A group of international airlines has banded together for the maintenance of their Airbus A350s, independent of the original equipment manufacturers, and to offer third-party MRO services for the type.
One of the partner companies is TAP Portugal, which has 12 A350s on order. The Lisbon-based carrier has decided to develop in-house MRO capabilities for the fleet without its technical division becoming part of an OEM network, said executive board member Jorge Sobral, who is responsible for the TAP Maintenance & Engineering (M&E) business unit.
The combined weight of the airlines' orders will give them more leverage with the aircraft manufacturers, for example to demand technical data regarding continued airworthiness of their equipment.

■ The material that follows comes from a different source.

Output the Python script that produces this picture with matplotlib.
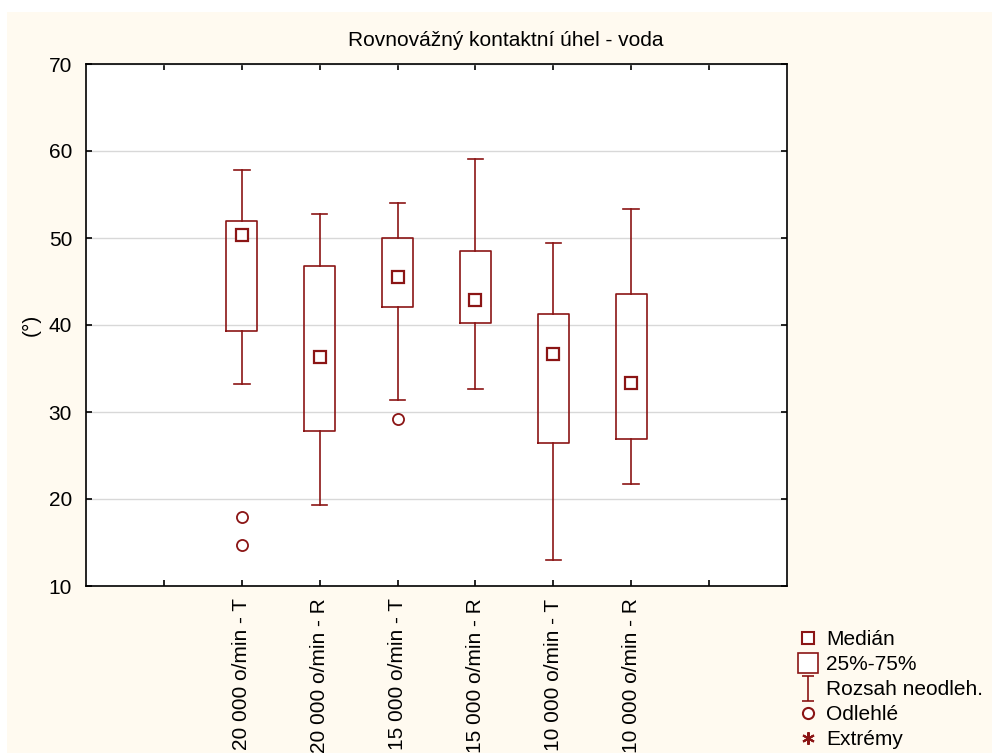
import matplotlib.pyplot as plt
from matplotlib.lines import Line2D
from matplotlib.patches import Rectangle
from matplotlib.path import Path

plt.rcParams['font.family'] = ['Liberation Sans', 'DejaVu Sans']

# data
labels = ['20 000 o/min - T', '20 000 o/min - R', '15 000 o/min - T',
          '15 000 o/min - R', '10 000 o/min - T', '10 000 o/min - R']
medians = [50.3, 36.3, 45.5, 42.9, 36.7, 33.3]
q1 = [39.3, 27.8, 42.1, 40.2, 26.4, 26.9]
q3 = [52.0, 46.8, 50.0, 48.5, 41.3, 43.6]
whis_lo = [33.2, 19.3, 31.4, 32.6, 13.0, 21.7]
whis_hi = [57.8, 52.8, 54.0, 59.1, 49.4, 53.3]
outliers = [[17.9, 14.7], [], [29.2], [], [], []]

col = '#8b1515'
bg = '#fffaf0'

fig = plt.figure(figsize=(9.92, 7.53), dpi=100)
fig.patch.set_facecolor('white')
fig.add_artist(Rectangle((7 / 992, 0), 1, 741 / 753, transform=fig.transFigure,
                         facecolor=bg, edgecolor='none', zorder=-10))

ax = fig.add_axes([86 / 992, 167 / 753, 701 / 992, 522 / 753])
ax.set_facecolor('white')

stats = []
for i in range(len(labels)):
    stats.append(dict(med=medians[i], q1=q1[i], q3=q3[i],
                      whislo=whis_lo[i], whishi=whis_hi[i], fliers=outliers[i]))
pos = list(range(2, 2 + len(labels)))
ax.bxp(stats, positions=pos, widths=0.4, capwidths=0.2, manage_ticks=False,
       boxprops=dict(color=col, linewidth=1.2),
       whiskerprops=dict(color=col, linewidth=1.2),
       capprops=dict(color=col, linewidth=1.2),
       medianprops=dict(visible=False),
       flierprops=dict(marker='o', markerfacecolor='white', markeredgecolor=col,
                       markersize=8, markeredgewidth=1.3))
ax.plot(pos, medians, 's', color=col, markerfacecolor='white', markersize=8,
        markeredgewidth=1.6, linestyle='none', zorder=5)

ax.set_xlim(0, 9)
ax.set_ylim(10, 70)
ax.set_xticks(range(1, 9))
ax.set_xticklabels([''] + labels + [''], rotation=90, fontsize=15)
ax.set_yticks(range(10, 71, 10))
ax.tick_params(axis='y', labelsize=15, pad=10)
ax.tick_params(axis='x', pad=9)
ax.tick_params(direction='in', length=4, top=True, right=True, width=1.2)
ax.yaxis.grid(True, color='#d8d8d8', linewidth=1)
ax.set_axisbelow(True)
for s in ax.spines.values():
    s.set_linewidth(1.2)
ax.set_ylabel('(°)', fontsize=15, labelpad=6)
fig.text(506 / 992, 1 - 40 / 753, 'Rovnovážný kontaktní úhel - voda', fontsize=15,
         ha='center', va='center')

# legend
ibeam = Path([(-0.5, 1), (0.5, 1), (0, 1), (0, -1), (-0.5, -1), (0.5, -1)],
             [Path.MOVETO, Path.LINETO, Path.MOVETO, Path.LINETO, Path.MOVETO, Path.LINETO])
handles = [
    Line2D([], [], marker='s', color=col, mfc='white', ms=8, mew=1.5, ls='none'),
    Line2D([], [], marker='s', color=col, mfc='white', ms=15, mew=1.2, ls='none'),
    Line2D([], [], marker=ibeam, color=col, ms=18, mew=1.2, ls='none'),
    Line2D([], [], marker='o', color=col, mfc='white', ms=8, mew=1.5, ls='none'),
    Line2D([], [], marker=(6, 2, 0), color=col, ms=9, mew=1.5, ls='none'),
]
leg_labels = ['Medián', '25%-75%', 'Rozsah neodleh.', 'Odlehlé', 'Extrémy']
fig.legend(handles, leg_labels, loc='upper left', bbox_to_anchor=(800 / 992, 1 - 630 / 753),
           frameon=False, fontsize=15, handlelength=0.8, handletextpad=0.45,
           labelspacing=0.29, borderaxespad=0, borderpad=0)

fig.savefig('out.png', dpi=100)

The members of the consortium want to develop a complete range of MRO services, comprising airframe, component, spare logistics support and engine support.
Despite Rolls-Royce having a strong position as the exclusive engine provider for the A350, Carlos Ruivo, vice-president marketing and sales at TAP M&E, is confident that the airline team will develop a complete range of MRO capabilities for Trent XWB turbofan. "We have the strategic intent to be able perform the full maintenance of the Rolls-Royce [Trent XWB] engine," he said.
The carriers have been meeting for "some time", according to Sobral. What services TAP M&E will provide within the network has not yet been decided, he says.
The airline group includes carriers with affiliated MRO companies which compete with each other on the open market. Sobral is relaxed, however. "We want to compete. But we want to compete in a decent way, not in a way that the OEMs like to impose Because all of us will be out of business if we don't group now."
The idea of pooling resources follows previous MRO partnerships, such as the former Atlas and KSSU groups, between different European airlines in the 1970s and 1990s. Atlas was formed by Air France, Alitalia, Lufthansa, Sabena and later joined by Iberia, while KSSU included KLM, SAS, Swissair and French carrier UTA.